Authors : Amanda Blatch-Jones, Alejandra Recio Saucedo, Beth Giddins
Preprints are open and accessible scientific manuscript or report that has not been submitted to a peer reviewed journal. The value and importance of preprints has grown since its contribution during the public health emergency of the COVID-19 pandemic. Funders and publishers are establishing their position on the use of preprints, in grant applications and publishing models.
However, the evidence supporting the use and acceptability of preprints varies across funders, publishers, and researchers. The purpose of this scoping review was to explore the current evidence on the use and acceptability of preprints by publishers, funders, and the research community throughout the research lifecycle.

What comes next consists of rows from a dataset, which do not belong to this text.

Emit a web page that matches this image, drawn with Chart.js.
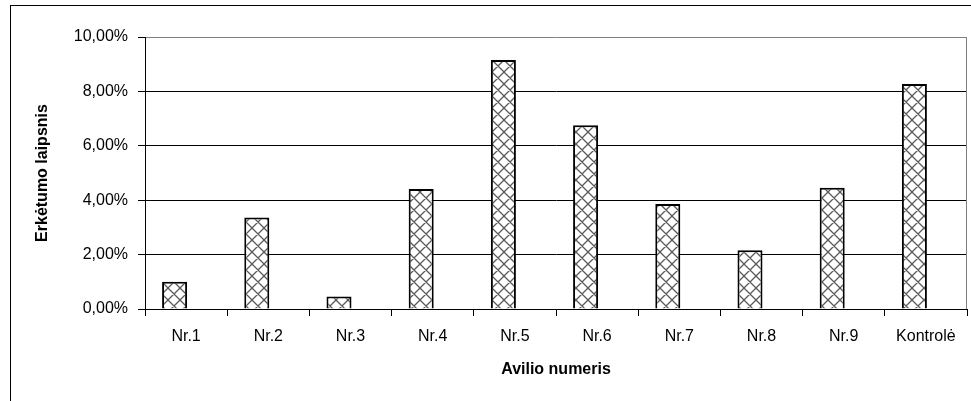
<!DOCTYPE html>
<html>
<head>
<meta charset="utf-8">
<script src="https://cdn.jsdelivr.net/npm/chart.js@4/dist/chart.umd.min.js"></script>
<style>
  html, body { margin: 0; padding: 0; background: #ffffff; }
  #wrap { width: 971px; height: 401px; position: relative; }
</style>
</head>
<body>
<div id="wrap"><canvas id="c" width="971" height="401"></canvas></div>
<script>
const categories = ['Nr.1', 'Nr.2', 'Nr.3', 'Nr.4', 'Nr.5', 'Nr.6', 'Nr.7', 'Nr.8', 'Nr.9', 'Kontrolė'];
const values = [1.00, 3.36, 0.46, 4.41, 9.15, 6.76, 3.86, 2.16, 4.46, 8.27];
// second (empty) series slot of the original chart: no values
const emptySeries = [null, null, null, null, null, null, null, null, null, null];
const yTicks = [0, 2, 4, 6, 8, 10];
const yTitle = 'Erkėtumo laipsnis';
const xTitle = 'Avilio numeris';

function makePattern() {
  const W = 12, H = 12;
  const p = document.createElement('canvas');
  p.width = W; p.height = H;
  const g = p.getContext('2d');
  g.fillStyle = '#ffffff';
  g.fillRect(0, 0, W, H);
  g.strokeStyle = '#5a5a5a';
  g.lineWidth = 1.3;
  g.beginPath();
  for (const dx of [-W, 0, W]) {
    g.moveTo(dx, 0); g.lineTo(dx + W, H);
    g.moveTo(dx + W, 0); g.lineTo(dx, H);
  }
  g.stroke();
  return g.createPattern(p, 'repeat');
}

const frame = {
  id: 'frame',
  beforeDraw(chart) {
    const ctx = chart.ctx;
    ctx.save();
    ctx.fillStyle = '#ffffff';
    ctx.fillRect(0, 0, chart.width, chart.height);
    ctx.strokeStyle = '#000000';
    ctx.lineWidth = 1;
    ctx.strokeRect(10.5, 5.5, 1200, 1200);
    ctx.restore();
  },
  afterDatasetsDraw(chart) {
    const a = chart.chartArea;
    const ctx = chart.ctx;
    ctx.save();
    ctx.strokeStyle = '#808080';
    ctx.lineWidth = 1;
    ctx.beginPath();
    ctx.moveTo(Math.round(a.right) - 0.5, Math.round(a.top) + 0.5);
    ctx.lineTo(Math.round(a.right) - 0.5, Math.round(a.bottom));
    ctx.stroke();
    ctx.restore();
  }
};

const tickFont = { family: '"Liberation Sans", Arial, sans-serif', size: 16 };
const titleFont = { family: '"Liberation Sans", Arial, sans-serif', size: 16, weight: 'bold' };

new Chart(document.getElementById('c'), {
  type: 'bar',
  data: {
    labels: categories,
    datasets: [{
      data: values,
      backgroundColor: makePattern(),
      borderColor: '#000000',
      borderWidth: 2,
      barPercentage: 1.087,
      categoryPercentage: 0.56
    }, {
      data: emptySeries,
      backgroundColor: '#ffffff',
      borderWidth: 0,
      barPercentage: 1.087,
      categoryPercentage: 0.56
    }]
  },
  plugins: [frame],
  options: {
    responsive: false,
    animation: false,
    devicePixelRatio: 1,
    layout: { padding: { left: 10, top: 37, right: 4, bottom: 0 } },
    plugins: { legend: { display: false }, tooltip: { enabled: false } },
    scales: {
      x: {
        offset: true,
        afterFit(s) { s.height = 92; },
        grid: {
          display: true,
          offset: true,
          drawOnChartArea: false,
          drawTicks: true,
          tickLength: 7,
          tickColor: '#000000',
          tickWidth: 1
        },
        border: { display: true, color: '#000000', width: 1 },
        ticks: { color: '#000000', font: tickFont, padding: 11, maxRotation: 0, autoSkip: false },
        title: { display: true, text: xTitle, color: '#000000', font: titleFont, padding: { top: 0, bottom: 22 } }
      },
      y: {
        min: 0,
        max: 10,
        afterFit(s) { s.width = 135; },
        afterBuildTicks(s) { s.ticks = yTicks.map(v => ({ value: v })); },
        grid: {
          color: (c) => (c.tick && c.tick.value === 10 ? '#808080' : '#000000'),
          lineWidth: 1,
          drawTicks: true,
          tickLength: 7,
          tickColor: '#000000'
        },
        border: { display: true, color: '#000000', width: 1 },
        ticks: {
          color: '#000000',
          font: tickFont,
          padding: 10,
          callback: (v) => Number(v).toFixed(2).replace('.', ',') + '%'
        },
        title: { display: true, text: yTitle, color: '#000000', font: titleFont, padding: { top: 23, bottom: 0 } }
      }
    }
  }
});
</script>
</body>
</html>
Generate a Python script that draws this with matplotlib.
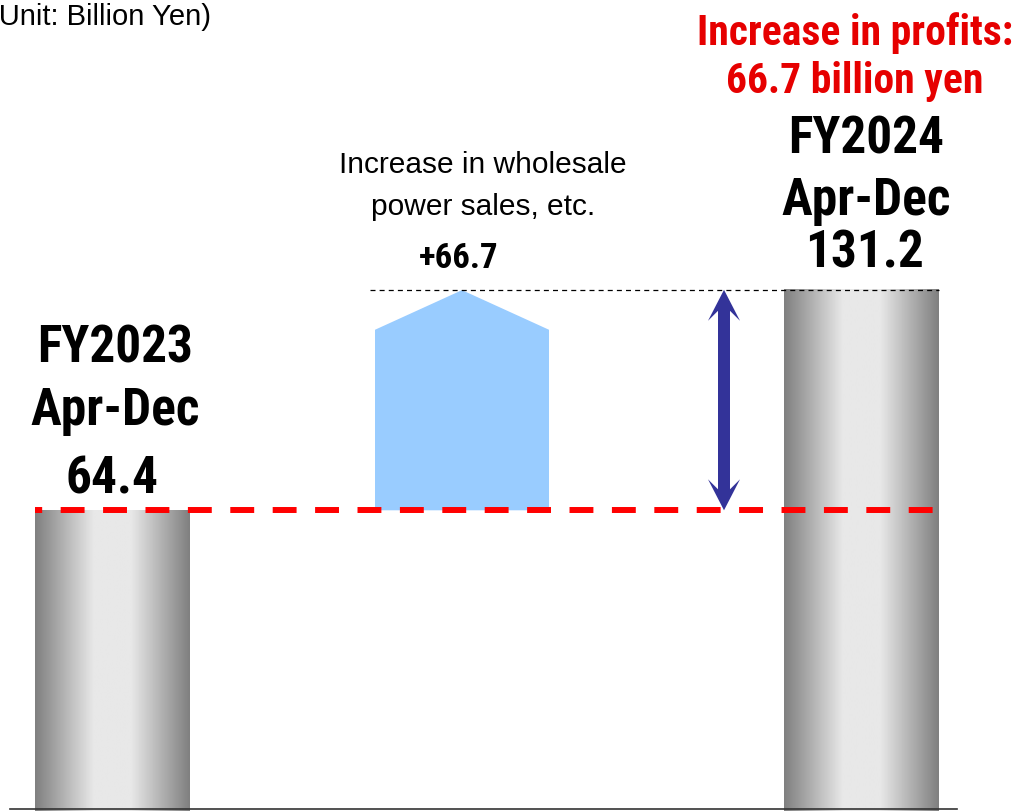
import numpy as np
import matplotlib.pyplot as plt
from matplotlib.patches import Polygon

# --------- data (billion yen) --------

periods = ['FY2023\nApr-Dec', 'FY2024\nApr-Dec']
profits = [64.4, 131.2]
step_label = 'Increase in wholesale\npower sales, etc.'
step_value = 66.7

# --------- plot-params -----------

W, H = 1014, 811
base = -26.7            # visual floor of the truncated bars
ytop = 219.0
bar_x = [(35, 190), (784, 939)]
step_x = (375, 549)
arrow_x = 724

narrow = ['Roboto Condensed', 'Liberation Sans', 'DejaVu Sans']
regular = ['Liberation Sans', 'DejaVu Sans']

fig = plt.figure(figsize=(W / 100, H / 100), dpi=100)
ax = fig.add_axes([0, 0, 1, 1])
ax.set_xlim(0, W)
ax.set_ylim(base, ytop)
ax.axis('off')

scale = H / (ytop - base)   # pixels per billion yen

# gradient "cylinder" fill for the period bars
grad_pos = [0.0, 0.38, 0.62, 1.0]
grad_val = [0.50, 0.91, 0.91, 0.50]
g = np.interp(np.linspace(0, 1, 256), grad_pos, grad_val)[None, :]

for (x0, x1), v in zip(bar_x, profits):
    ax.imshow(g, cmap='gray', vmin=0, vmax=1, aspect='auto',
              extent=(x0, x1, base, v), interpolation='bilinear', zorder=1)

ax.set_xlim(0, W)
ax.set_ylim(base, ytop)

# waterfall step, drawn as an up-arrow shape
lo, hi = profits[0], profits[0] + step_value
sh = lo + 0.82 * step_value
x0, x1 = step_x
step = Polygon([(x0, lo), (x0, sh), ((x0 + x1) / 2, hi), (x1, sh), (x1, lo)],
               closed=True, facecolor='#99CCFF', edgecolor='none', zorder=1)
ax.add_patch(step)

# reference lines
ax.plot([35, 935], [profits[0], profits[0]], color='#FF0000', lw=4.3,
        linestyle=(2.8, (4, 3.1)), zorder=3)
ax.plot([370, 939], [profits[1], profits[1]], color='black', lw=0.9,
        linestyle=(0, (4, 3.3)), zorder=3)
ax.plot([10, 957], [base + 0.6, base + 0.6], color='#333333', lw=1.2, zorder=3)

# double-headed difference arrow
hw, bw = 6, 16
hl, nl = 31 / scale, 21 / scale
a, b = profits[1], profits[0]
c = arrow_x
pts = [(c, a), (c + bw, a - hl), (c + hw, a - nl), (c + hw, b + nl),
       (c + bw, b + hl), (c, b), (c - bw, b + hl), (c - hw, b + nl),
       (c - hw, a - nl), (c - bw, a - hl)]
ax.add_patch(Polygon(pts, closed=True, facecolor='#333399', edgecolor='none', zorder=4))


def put(x, y, s, size, family, weight='normal', color='black', ha='center'):
    fig.text(x / W, 1 - y / H, s, fontsize=size, family=family, weight=weight,
             color=color, ha=ha, va='baseline')


# texts
put(-11, 25, '(Unit: Billion Yen)', 21, regular, ha='left')

put(855, 45, 'Increase in profits:', 30, narrow, 'bold', '#E60000')
put(855, 93, f'{step_value} billion yen', 30, narrow, 'bold', '#E60000')

put(866, 153, periods[1].split('\n')[0], 37, narrow, 'bold')
put(866, 215, periods[1].split('\n')[1], 37, narrow, 'bold')
put(864, 268, f'{profits[1]}', 37, narrow, 'bold')

put(115, 363, periods[0].split('\n')[0], 37, narrow, 'bold')
put(115, 425, periods[0].split('\n')[1], 37, narrow, 'bold')
put(112, 493, f'{profits[0]}', 37, narrow, 'bold')

put(483, 173, step_label.split('\n')[0], 21.5, regular)
put(483, 215, step_label.split('\n')[1], 21.5, regular)
put(459, 268, f'+{step_value}', 25, narrow, 'bold')

fig.savefig('out.png', dpi=100)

A scoping review was undertaken with no study or language limits. The search strategy was limited to the last five years (2017-2022) to capture changes influenced by COVID-19 (e.g., accelerated use and role of preprints in research). The review included international literature, including grey literature, and two databases were searched: Scopus and Web of Science (24 August 2022).
379 titles and abstracts and 193 full text articles were assessed for eligibility. Ninety-eight articles met eligibility criteria and were included for full extraction. For barriers and challenges, 26 statements were grouped under four main themes (e.g., volume/growth of publications, quality assurance/trustworthiness, risks associated to credibility, and validation).
For benefits and value, 34 statements were grouped under six themes (e.g., openness/transparency, increased visibility/credibility, open review process, open research, democratic process/systems, increased productivity/opportunities).
Preprints provide opportunities for rapid dissemination but there is a need for clear policies and guidance from journals, publishers, and funders. Cautionary measures are needed to maintain the quality and value of preprints, paying particular attention to how findings are translated to the public. More research is needed to address some of the uncertainties addressed in this review.